Please, without the pictures, retype exactly the lines from the start of the material through the line that holds "import math".

> **Supplied material**
(begin)
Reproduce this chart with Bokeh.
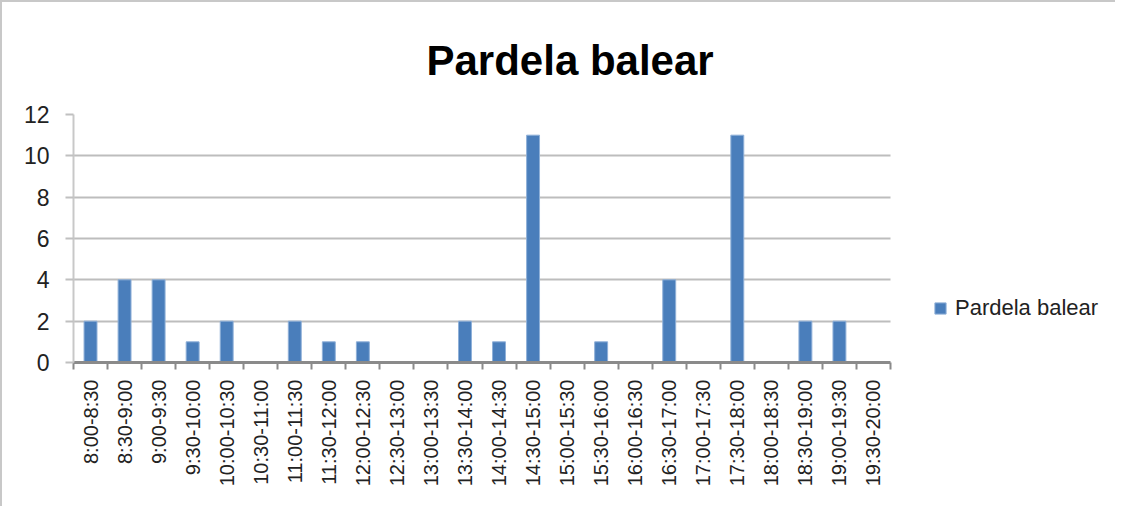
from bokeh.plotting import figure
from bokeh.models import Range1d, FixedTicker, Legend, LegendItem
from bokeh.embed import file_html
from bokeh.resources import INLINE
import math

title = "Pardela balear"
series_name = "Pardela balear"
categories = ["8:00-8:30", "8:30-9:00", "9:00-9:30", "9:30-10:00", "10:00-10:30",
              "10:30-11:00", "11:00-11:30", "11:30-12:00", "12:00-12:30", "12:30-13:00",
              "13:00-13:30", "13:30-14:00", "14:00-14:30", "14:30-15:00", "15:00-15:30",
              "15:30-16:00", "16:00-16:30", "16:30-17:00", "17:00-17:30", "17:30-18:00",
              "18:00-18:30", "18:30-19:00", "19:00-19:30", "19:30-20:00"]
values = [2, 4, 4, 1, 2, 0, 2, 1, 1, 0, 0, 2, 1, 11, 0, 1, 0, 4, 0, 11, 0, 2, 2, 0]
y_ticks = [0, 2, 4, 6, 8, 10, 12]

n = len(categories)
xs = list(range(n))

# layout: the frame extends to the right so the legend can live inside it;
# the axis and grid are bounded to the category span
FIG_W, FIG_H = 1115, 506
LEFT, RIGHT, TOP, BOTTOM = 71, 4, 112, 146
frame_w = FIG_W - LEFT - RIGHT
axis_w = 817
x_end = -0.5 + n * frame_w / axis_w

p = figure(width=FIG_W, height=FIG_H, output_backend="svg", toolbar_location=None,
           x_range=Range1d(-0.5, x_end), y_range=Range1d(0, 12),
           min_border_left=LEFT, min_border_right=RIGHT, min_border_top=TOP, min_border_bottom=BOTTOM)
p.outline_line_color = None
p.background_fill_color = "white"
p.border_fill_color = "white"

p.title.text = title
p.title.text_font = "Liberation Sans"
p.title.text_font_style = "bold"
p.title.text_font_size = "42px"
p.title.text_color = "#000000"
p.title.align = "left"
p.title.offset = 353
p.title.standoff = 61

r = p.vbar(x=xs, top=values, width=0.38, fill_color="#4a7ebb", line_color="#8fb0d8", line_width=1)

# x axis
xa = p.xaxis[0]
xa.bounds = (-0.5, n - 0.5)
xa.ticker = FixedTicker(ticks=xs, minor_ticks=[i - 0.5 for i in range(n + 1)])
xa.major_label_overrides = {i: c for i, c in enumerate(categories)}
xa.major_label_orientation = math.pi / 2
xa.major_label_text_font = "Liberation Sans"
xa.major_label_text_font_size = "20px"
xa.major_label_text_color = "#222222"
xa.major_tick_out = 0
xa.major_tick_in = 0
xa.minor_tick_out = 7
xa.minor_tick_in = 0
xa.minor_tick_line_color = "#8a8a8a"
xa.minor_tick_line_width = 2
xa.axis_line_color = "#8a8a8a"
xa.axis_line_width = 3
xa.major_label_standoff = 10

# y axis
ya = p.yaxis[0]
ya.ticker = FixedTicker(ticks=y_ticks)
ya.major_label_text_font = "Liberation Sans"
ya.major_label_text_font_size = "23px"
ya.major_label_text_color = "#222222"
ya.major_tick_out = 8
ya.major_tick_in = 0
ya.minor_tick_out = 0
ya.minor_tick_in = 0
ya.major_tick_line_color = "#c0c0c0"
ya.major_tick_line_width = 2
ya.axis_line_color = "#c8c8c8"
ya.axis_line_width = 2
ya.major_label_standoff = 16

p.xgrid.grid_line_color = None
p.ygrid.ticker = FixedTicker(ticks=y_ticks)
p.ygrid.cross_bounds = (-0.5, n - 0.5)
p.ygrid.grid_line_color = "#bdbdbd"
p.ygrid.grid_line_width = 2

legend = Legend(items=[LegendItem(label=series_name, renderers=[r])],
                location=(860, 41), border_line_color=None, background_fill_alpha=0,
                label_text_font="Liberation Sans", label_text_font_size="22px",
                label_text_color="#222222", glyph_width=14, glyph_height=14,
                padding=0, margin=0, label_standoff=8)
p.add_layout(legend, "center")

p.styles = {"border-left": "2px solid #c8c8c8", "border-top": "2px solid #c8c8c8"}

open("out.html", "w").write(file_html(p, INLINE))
(end)
> **Solution to the exercise**
Reproduce this chart with Bokeh.
from bokeh.plotting import figure
from bokeh.models import Range1d, FixedTicker, Legend, LegendItem
from bokeh.embed import file_html
from bokeh.resources import INLINE
import math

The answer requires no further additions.